To be done: Leave out the pictures and retype only the lines from the opening line to the line that holds "1.416, 0.987, 0.651, 0.406, 0.239, 0.134, 0.071, 0.035, 0.017]", both ends included.

___

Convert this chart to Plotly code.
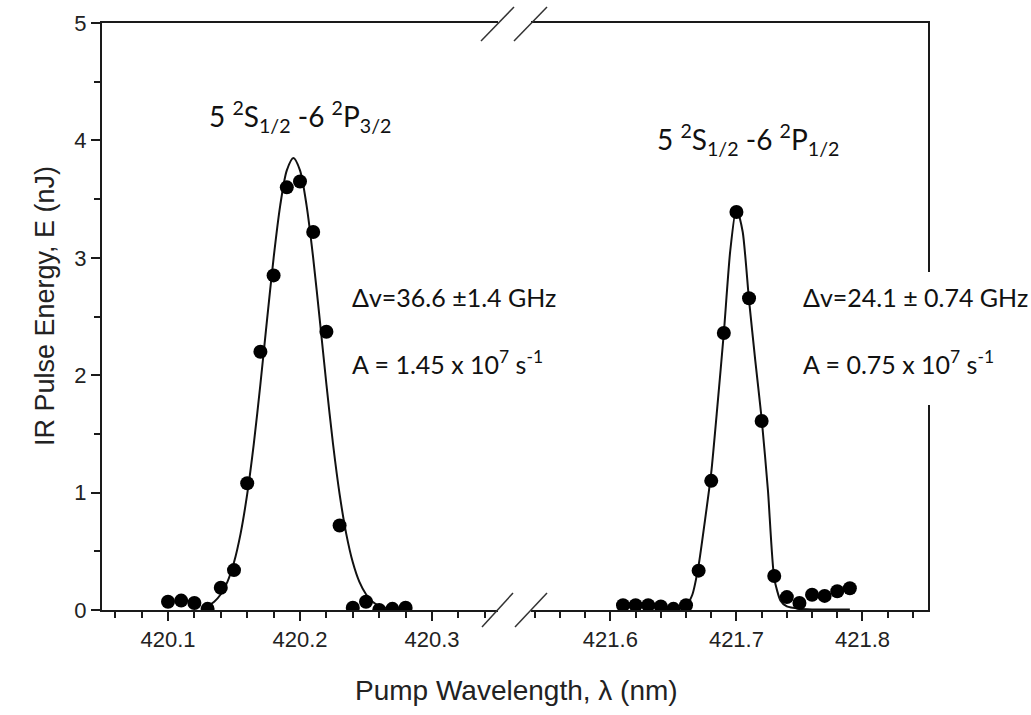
import plotly.graph_objects as go

# ---------------- data ----------------
# Left band: 5 2S1/2 - 6 2P3/2
wl_left = [420.10, 420.11, 420.12, 420.13, 420.14, 420.15, 420.16, 420.17, 420.18, 420.19,
           420.20, 420.21, 420.22, 420.23, 420.24, 420.25, 420.26, 420.27, 420.28]
e_left = [0.07, 0.08, 0.06, 0.01, 0.19, 0.34, 1.08, 2.20, 2.85, 3.60,
          3.65, 3.22, 2.37, 0.72, 0.02, 0.07, 0.00, 0.01, 0.02]

fit_left_x = [420.125, 420.130, 420.135, 420.140, 420.145, 420.150, 420.155, 420.160, 420.165, 420.170,
              420.175, 420.180, 420.185, 420.190, 420.195, 420.200, 420.205, 420.210, 420.215, 420.220,
              420.225, 420.230, 420.235, 420.240, 420.245, 420.250, 420.255, 420.260, 420.265]
fit_left_y = [0.017, 0.035, 0.071, 0.134, 0.239, 0.406, 0.651, 0.987, 1.416, 1.923,
              2.469, 2.998, 3.445, 3.745, 3.850, 3.745, 3.445, 2.998, 2.469, 1.923,
              1.416, 0.987, 0.651, 0.406, 0.239, 0.134, 0.071, 0.035, 0.017]

# Right band: 5 2S1/2 - 6 2P1/2
wl_right = [421.61, 421.62, 421.63, 421.64, 421.65, 421.66, 421.67, 421.68, 421.69, 421.70,
            421.71, 421.72, 421.73, 421.74, 421.75, 421.76, 421.77, 421.78, 421.79]
e_right = [0.04, 0.04, 0.04, 0.03, 0.01, 0.04, 0.335, 1.10, 2.36, 3.39,
           2.655, 1.61, 0.29, 0.11, 0.06, 0.13, 0.12, 0.16, 0.185]

fit_right_x = [421.655, 421.660, 421.665, 421.670, 421.675, 421.680, 421.685, 421.690, 421.695, 421.700,
               421.705, 421.710, 421.715, 421.720, 421.725, 421.730, 421.735, 421.740, 421.750, 421.760,
               421.770, 421.780, 421.790]
fit_right_y = [0.01, 0.03, 0.13, 0.38, 0.76, 1.17, 1.75, 2.36, 3.05, 3.43,
               3.22, 2.64, 2.12, 1.63, 1.02, 0.27, 0.08, 0.03, 0.01, 0.005,
               0.005, 0.005, 0.005]

y_ticks = [0, 1, 2, 3, 4, 5]
x_ticks_left = [420.1, 420.2, 420.3]
x_ticks_right = [421.6, 421.7, 421.8]

label_left = "5 <sup>2</sup>S<sub>1/2</sub> -6 <sup>2</sup>P<sub>3/2</sub>"
label_right = "5 <sup>2</sup>S<sub>1/2</sub> -6 <sup>2</sup>P<sub>1/2</sub>"
dv_left = "\u0394v=36.6 \u00b11.4 GHz"
a_left = "A = 1.45 x 10<sup>7</sup> s<sup>-1</sup>"
dv_right = "\u0394v=24.1 \u00b1 0.74 GHz"
a_right = "A = 0.75 x 10<sup>7</sup> s<sup>-1</sup>"
x_title = "Pump Wavelength, \u03bb (nm)"
y_title = "IR Pulse Energy, E (nJ)"

# ---------------- layout helpers ----------------
W, H = 1031, 715
L, R, T, B = 102, 928, 23, 610


def px(x):
    return (x - L) / (R - L)


def py(y):
    return (B - y) / (B - T)


AX = "#1a1a1a"
ARIAL = "Liberation Sans, Arial, sans-serif"
TICKFONT = dict(family=ARIAL, size=22, color="#222")
ANNFONT = dict(family="Lato, Carlito, sans-serif", size=25, color="#111")
LABELFONT = dict(family="Lato, Carlito, sans-serif", size=28, color="#111")

fig = go.Figure()

fig.add_trace(go.Scatter(x=fit_left_x, y=fit_left_y, mode="lines",
                         line=dict(color="#111", width=2, shape="spline", smoothing=0.8),
                         xaxis="x", yaxis="y", showlegend=False, hoverinfo="skip"))
fig.add_trace(go.Scatter(x=wl_left, y=e_left, mode="markers",
                         marker=dict(color="black", size=14),
                         xaxis="x", yaxis="y", showlegend=False))
fig.add_trace(go.Scatter(x=fit_right_x, y=fit_right_y, mode="lines",
                         line=dict(color="#111", width=2, shape="spline", smoothing=0.6),
                         xaxis="x2", yaxis="y2", showlegend=False, hoverinfo="skip"))
fig.add_trace(go.Scatter(x=wl_right, y=e_right, mode="markers",
                         marker=dict(color="black", size=14),
                         xaxis="x2", yaxis="y2", showlegend=False))

xcommon = dict(showgrid=False, zeroline=False, showline=True, linecolor=AX, linewidth=2,
               mirror=True, ticks="outside", ticklen=9, tickwidth=1.5, tickcolor=AX,
               tickfont=TICKFONT,
               minor=dict(dtick=0.02, ticks="outside", ticklen=6, tickwidth=1.5, tickcolor=AX))

fig.update_layout(
    width=W, height=H, autosize=False,
    margin=dict(l=L, r=W - R, t=T, b=H - B, pad=0),
    paper_bgcolor="white", plot_bgcolor="white",
    xaxis=dict(domain=[0, px(498)], range=[420.05, 420.35], tickvals=x_ticks_left,
               ticktext=[f"{v:.1f}" for v in x_ticks_left], anchor="y", **xcommon),
    xaxis2=dict(domain=[px(531), 1], range=[421.537, 421.852], tickvals=x_ticks_right,
                ticktext=[f"{v:.1f}" for v in x_ticks_right], anchor="y2", **xcommon),
    yaxis=dict(range=[0, 5], tickvals=y_ticks, ticktext=[str(v) for v in y_ticks],
               showgrid=False, zeroline=False, showline=True, linecolor=AX, linewidth=2,
               ticks="outside", ticklen=9, tickwidth=1.5, tickcolor=AX, tickfont=TICKFONT,
               minor=dict(dtick=0.5, ticks="outside", ticklen=6, tickwidth=1.5, tickcolor=AX),
               anchor="x"),
    yaxis2=dict(range=[0, 5], showgrid=False, zeroline=False, showline=True, linecolor=AX,
                linewidth=2, side="right", showticklabels=False, ticks="", anchor="x2"),
)

shapes = []
# white patch behind right-hand annotation (covers the frame there)
shapes.append(dict(type="rect", xref="paper", yref="paper", x0=px(787), x1=px(1031),
                   y0=py(405), y1=py(272), fillcolor="white", line=dict(width=0), layer="above"))
# axis-break marks
for (x0, y0, x1, y1) in [(482, 627, 513, 593), (515, 627, 547, 593),
                         (481, 41, 514, 7), (514, 41, 547, 7)]:
    shapes.append(dict(type="line", xref="paper", yref="paper", x0=px(x0), y0=py(y0),
                       x1=px(x1), y1=py(y1), line=dict(color="#333", width=1.5), layer="above"))
fig.update_layout(shapes=shapes)

ann = []
ann.append(dict(text=label_left, x=px(207), y=py(116), xanchor="left", yanchor="middle", font=LABELFONT))
ann.append(dict(text=label_right, x=px(655), y=py(139), xanchor="left", yanchor="middle", font=LABELFONT))
ann.append(dict(text=dv_left, x=px(350), y=py(297), xanchor="left", yanchor="middle", font=ANNFONT))
ann.append(dict(text=a_left, x=px(350), y=py(362), xanchor="left", yanchor="middle", font=ANNFONT))
ann.append(dict(text=dv_right, x=px(801), y=py(297), xanchor="left", yanchor="middle", font=ANNFONT))
ann.append(dict(text=a_right, x=px(801), y=py(362), xanchor="left", yanchor="middle", font=ANNFONT))
for a in ann:
    a.update(xref="paper", yref="paper", showarrow=False)

# axis titles
ann.append(dict(text=x_title, x=px(516), y=py(690), xref="paper", yref="paper",
                xanchor="center", yanchor="middle", showarrow=False,
                font=dict(family=ARIAL, size=28, color="#222")))
ann.append(dict(text=y_title, x=px(45), y=py(306), xref="paper", yref="paper",
                xanchor="center", yanchor="middle", showarrow=False, textangle=-90,
                font=dict(family=ARIAL, size=27, color="#222")))
fig.update_layout(annotations=ann)

fig.write_html("out.html", config={"displayModeBar": False},
               post_script="document.body.style.margin='0';document.body.style.overflow='hidden';")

___

Output for this exercise:
Convert this chart to Plotly code.
import plotly.graph_objects as go

# ---------------- data ----------------
# Left band: 5 2S1/2 - 6 2P3/2
wl_left = [420.10, 420.11, 420.12, 420.13, 420.14, 420.15, 420.16, 420.17, 420.18, 420.19,
           420.20, 420.21, 420.22, 420.23, 420.24, 420.25, 420.26, 420.27, 420.28]
e_left = [0.07, 0.08, 0.06, 0.01, 0.19, 0.34, 1.08, 2.20, 2.85, 3.60,
          3.65, 3.22, 2.37, 0.72, 0.02, 0.07, 0.00, 0.01, 0.02]

fit_left_x = [420.125, 420.130, 420.135, 420.140, 420.145, 420.150, 420.155, 420.160, 420.165, 420.170,
              420.175, 420.180, 420.185, 420.190, 420.195, 420.200, 420.205, 420.210, 420.215, 420.220,
              420.225, 420.230, 420.235, 420.240, 420.245, 420.250, 420.255, 420.260, 420.265]
fit_left_y = [0.017, 0.035, 0.071, 0.134, 0.239, 0.406, 0.651, 0.987, 1.416, 1.923,
              2.469, 2.998, 3.445, 3.745, 3.850, 3.745, 3.445, 2.998, 2.469, 1.923,
              1.416, 0.987, 0.651, 0.406, 0.239, 0.134, 0.071, 0.035, 0.017]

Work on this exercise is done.